Otherwise fetched files will not have any metadata attached to them unless we explicitly call the respective files metadata method. If we however know that we don’t need the metadata anyway, we can fetch the files much more quickly by leaving out the API call for the metadata, hence why its just an optional function parameter. The metadata endpoint of Coscine is unfortunately very slow, so this really makes a difference!

Uploading is relatively straightforward via the Resource.upload() method:

import coscine

client = coscine.ApiClient("My Coscine API Token")
resource = client.project("My Project").resource("My resource")
metadata = resource.metadata_form()
metadata["Title"] = "Bla bla bla"
metadata["Creator"] = "Me"
with open("Local file path on harddrive", "rb") as fp:
    resource.upload("My file as it would appear in Coscine.txt", fp, metadata)
# Alternative, i.e. for Linked Data resources:
resource.upload("My file as it would appear in Coscine.txt", "Linked Data Content as string or bytes", metadata)

For uploading via a file handle, the file must be opened in binary mode!

One could also use the Resource.stream() method for uploading without metadata if that is supported by the respective resource type (only S3).

For downloading:

import coscine

client = coscine.ApiClient("My Coscine API Token")
resource = client.project("My Project").resource("My resource")
file = resource.file("My file.txt")
file.download()

If use_native is set to True on initialization of the ApiClient, the default upload/download for S3 resources is via a dedicated S3 client.
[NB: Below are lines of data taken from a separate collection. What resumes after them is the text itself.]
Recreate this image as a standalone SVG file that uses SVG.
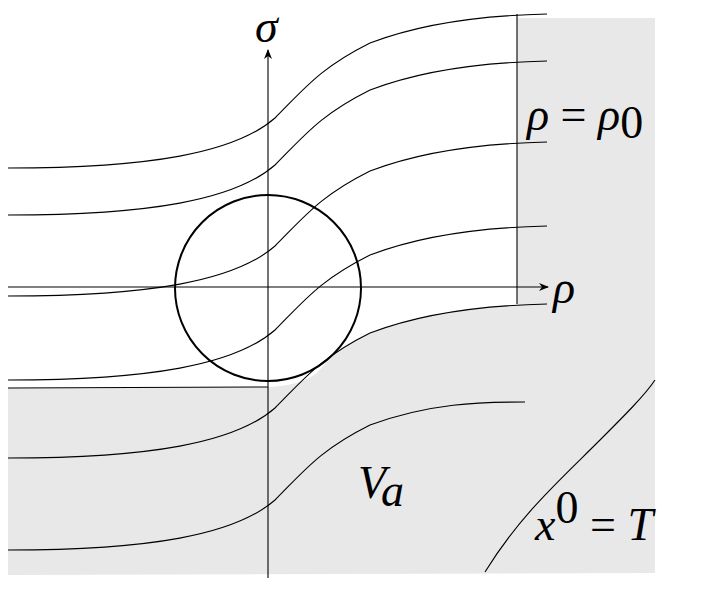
<svg xmlns="http://www.w3.org/2000/svg" width="706" height="593" viewBox="0 0 706 593">
<style>
.s{fill:none;stroke:#000;stroke-width:1.1}
.t{font-family:"Liberation Serif",serif;font-style:italic;font-size:46px;fill:#000}
.n{font-family:"Liberation Serif",serif;font-size:46px;fill:#000}
</style>
<defs>
<marker id="a" viewBox="0 0 10 8" refX="9" refY="4" markerWidth="10" markerHeight="8" markerUnits="userSpaceOnUse" orient="auto"><path d="M0,0 L10,4 L0,8 L3,4 Z" fill="#000"/></marker>
<path id="sl" d="M8,0 C150,0 235,-15 275,-50 C305,-80 320,-100 370,-125 C430,-148 500,-153 547,-154"/>
</defs>
<g id="region">
<path d="M8,388 L268,387 Q300,386 317,373 C335,352 350,340 370,333 C420,314 480,306 517,305 L517,18 L655,18 L655,573 L8,575 Z" fill="#e8e8e8"/>
</g>
<g id="connectors">
<use href="#sl" class="s" transform="translate(0,168)"/>
<use href="#sl" class="s" transform="translate(0,215)"/>
<use href="#sl" class="s" transform="translate(0,296)"/>
<use href="#sl" class="s" transform="translate(0,380)"/>
<use href="#sl" class="s" transform="translate(0,458)"/>
<path class="s" d="M8,550 C150,550 235,535 275,500 C305,470 320,450 370,425 C430,403 480,402 525,402"/>
<path class="s" d="M8,388 L268,387"/>
<path class="s" d="M517,14 L517,304"/>
<path class="s" d="M485,572 C520,515 560,480 600,440 C625,415 645,395 655,380"/>
<path class="s" d="M268,578 L268,50" marker-end="url(#a)"/>
<path class="s" d="M8,287 L548,287" marker-end="url(#a)"/>
</g>
<g id="circle"><circle cx="268" cy="288" r="93" fill="none" stroke="#000" stroke-width="2"/></g>
<g id="labels">
<text class="t" x="255" y="42">σ</text>
<text class="t" x="553" y="303">ρ</text>
<text x="527" y="130"><tspan class="t">ρ</tspan><tspan class="n"> = </tspan><tspan class="t">ρ</tspan><tspan class="n" font-size="28" dy="8">0</tspan></text>
<text x="358" y="498"><tspan class="t">V</tspan><tspan class="t" font-size="28" dy="8">a</tspan></text>
<text x="535" y="540"><tspan class="t">x</tspan><tspan class="n" font-size="28" dy="-17">0</tspan><tspan class="n" dy="17"> = </tspan><tspan class="t">T</tspan></text>
</g>
</svg>
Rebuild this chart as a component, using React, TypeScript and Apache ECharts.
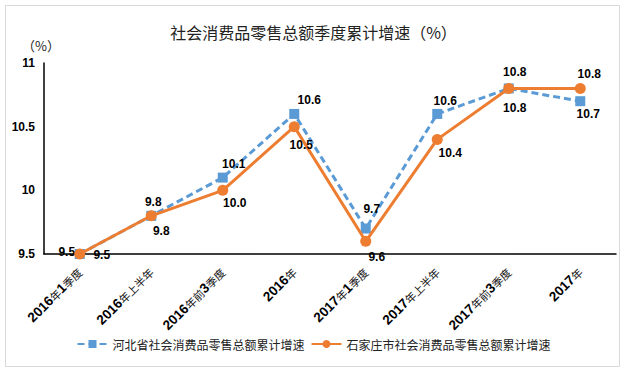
import React, { useEffect, useRef } from "react";
import * as echarts from "echarts";

const categories = ["2016年1季度", "2016年上半年", "2016年前3季度", "2016年", "2017年1季度", "2017年上半年", "2017年前3季度", "2017年"];
const hebeiValues = [9.5, 9.8, 10.1, 10.6, 9.7, 10.6, 10.8, 10.7];
const sjzValues = [9.5, 9.8, 10.0, 10.5, 9.6, 10.4, 10.8, 10.8];
const hebeiName = "河北省社会消费品零售总额累计增速";
const sjzName = "石家庄市社会消费品零售总额累计增速";
const titleText = "社会消费品零售总额季度累计增速（%）";

const hebeiOffsets = [[-13, -2], [2, -14], [11, -14], [15, -14], [6, -20], [8, -13], [6, 20], [8, 13]];
const sjzOffsets = [[22, 1], [10, 15], [12, 13], [7, 18], [11, 16], [13, 14], [6, -16], [9, -14]];

const NUM_FONT = "Liberation Sans, Arial, sans-serif";
const CJK_FONT = "Noto Sans CJK SC, sans-serif";

export default function App() {
  const ref = useRef<HTMLDivElement>(null);
  useEffect(() => {
    const chart = echarts.init(ref.current!, null, { renderer: "svg" });
    const lbl = (offs: number[][], vals: number[]) =>
      vals.map((v, i) => ({
        value: v,
        label: {
          show: true,
          position: "inside",
          offset: offs[i],
          formatter: v.toFixed(1),
          color: "#000",
          fontFamily: NUM_FONT,
          fontWeight: "bold",
          fontSize: 12,
        },
      }));
    const catFormatter = (s: string) =>
      s
        .split(/(\d+)/)
        .filter((p) => p.length > 0)
        .map((p) => (/^\d+$/.test(p) ? `{n|${p}}` : `{c|${p}}`))
        .join("");
    chart.setOption({
      animation: false,
      backgroundColor: "#fff",
      title: {
        text: titleText,
        left: "center",
        top: 19,
        textStyle: { fontFamily: CJK_FONT, fontSize: 16, fontWeight: "normal", color: "#222" },
      },
      graphic: [
        {
          type: "rect",
          shape: { x: 5.5, y: 5.5, width: 614, height: 361 },
          style: { fill: "none", stroke: "#d9d9d9", lineWidth: 1 },
          silent: true,
        },
        {
          type: "text",
          left: 22,
          top: 39,
          style: { text: "（%）", fontFamily: CJK_FONT, fontSize: 13, fill: "#222" },
        },
      ],
      legend: {
        bottom: 22,
        left: "center",
        itemWidth: 30,
        itemHeight: 10,
        itemGap: 6,
        textStyle: { fontFamily: CJK_FONT, fontSize: 12, color: "#222" },
        data: [hebeiName, sjzName],
      },
      grid: { left: 44, right: 11, top: 63, bottom: 123 },
      xAxis: {
        type: "category",
        data: categories,
        boundaryGap: true,
        axisLine: { lineStyle: { color: "#000", width: 1.5 } },
        axisTick: { show: false },
        axisLabel: {
          rotate: 45,
          interval: 0,
          color: "#000",
          margin: 16,
          formatter: catFormatter,
          rich: {
            n: { fontFamily: NUM_FONT, fontWeight: "bold", fontSize: 13.5, color: "#000" },
            c: { fontFamily: CJK_FONT, fontWeight: "normal", fontSize: 11, color: "#111" },
          },
        },
      },
      yAxis: {
        type: "value",
        min: 9.5,
        max: 11,
        interval: 0.5,
        axisLine: { show: true, lineStyle: { color: "#000", width: 1.5 } },
        axisTick: { show: false },
        splitLine: { show: false },
        axisLabel: {
          color: "#000",
          fontFamily: NUM_FONT,
          fontWeight: "bold",
          fontSize: 12,
          margin: 9,
          formatter: (v: number) => String(v),
        },
      },
      series: [
        {
          name: hebeiName,
          type: "line",
          data: lbl(hebeiOffsets, hebeiValues),
          symbol: "rect",
          symbolSize: 10,
          itemStyle: { color: "#5B9BD5" },
          lineStyle: { color: "#5B9BD5", width: 3, type: [7, 4] },
          z: 3,
        },
        {
          name: sjzName,
          type: "line",
          data: lbl(sjzOffsets, sjzValues),
          symbol: "circle",
          symbolSize: 11,
          itemStyle: { color: "#ED7D31" },
          lineStyle: { color: "#ED7D31", width: 3 },
          z: 4,
        },
      ],
    });
    return () => chart.dispose();
  }, []);
  return <div ref={ref} style={{ position: "fixed", left: 0, top: 0, width: 627, height: 377 }} />;
}
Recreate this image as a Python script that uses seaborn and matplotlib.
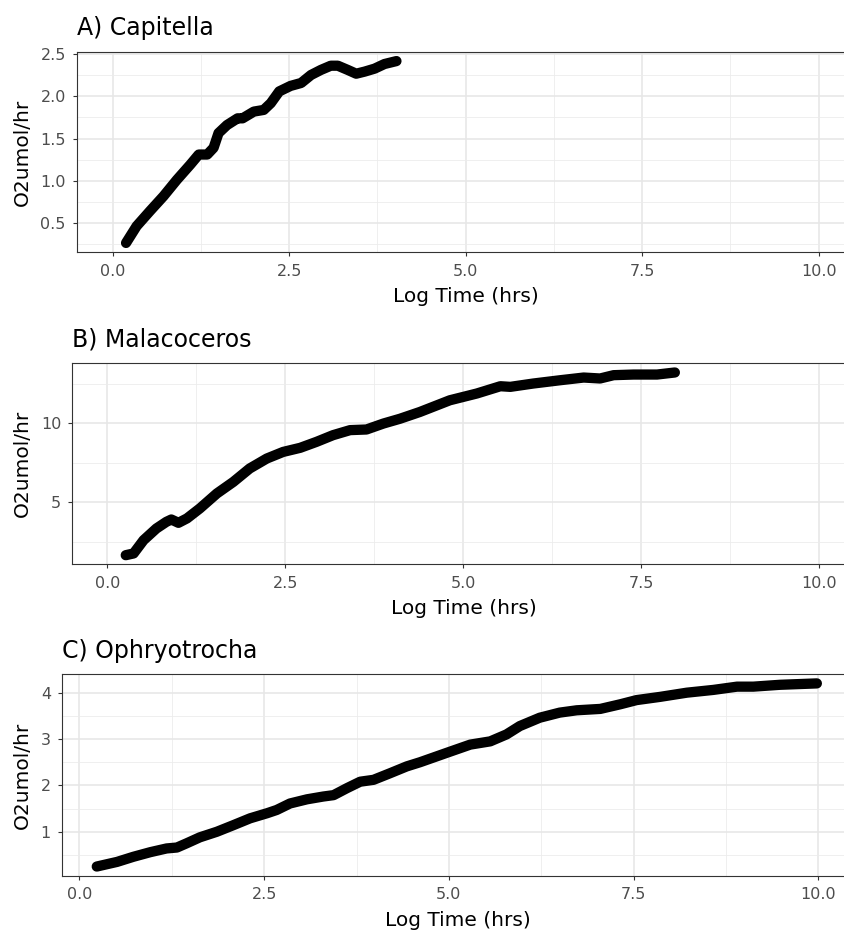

This should be faster, more stable and allow for larger file up- and downloads than via Coscine. Disable the use_native setting when you would like to always use Coscine or if the S3 connection results in errors. The setting can also be modified on the fly via client.native = True/False.

RDF and SPARQL#

Behind the scenes the Coscine Python SDK is using rdflib to interact with metadata, application profiles and so on. It exposes some functionality to its users so that you can directly interact with the semantic components too.

You can directly run SPARQL queries on file metadata. This allows you to run advanced search queries on your metadata and get the files that match certain criteria as a search result. In all queries the ?path parameter is mandatory! If it is missing, an expection will be raised.

import coscine
client = coscine.ApiClient("My API Token")
resource = client.project("My Project").resource("My Resource")
# The following query should filter the files of a resource with
# the base application profile or based on the base profile for
# all files for which their metadata contains the `dcterms:created`
# property (Date Created) and where the month part of the value of
# that property is 2 (February).
# So the query should return all files that have been created in any
# year in the month of february. The limit at the end limits the
# number of results to 20.
QUERY = (
    """
    SELECT ?path WHERE {
        ?path dcterms:created ?value .
        FILTER (month(?value) = 2)
    } LIMIT 20
    """
)
files = resource.query(QUERY)
for file in files:
    print(file.path)

How does this differ from using rdflib to query metadata? A SPARQL query with rdflib returns the metadata query results, not the relevant file objects of the resource. That is basically the only difference. It would be rather nontrivial to implement that functionality by hand, hence the extra method.
Depending on the number of files in the resource and the amount of metadata, certain queries can take a long time (in the order of seconds to low digit minutes in extreme cases).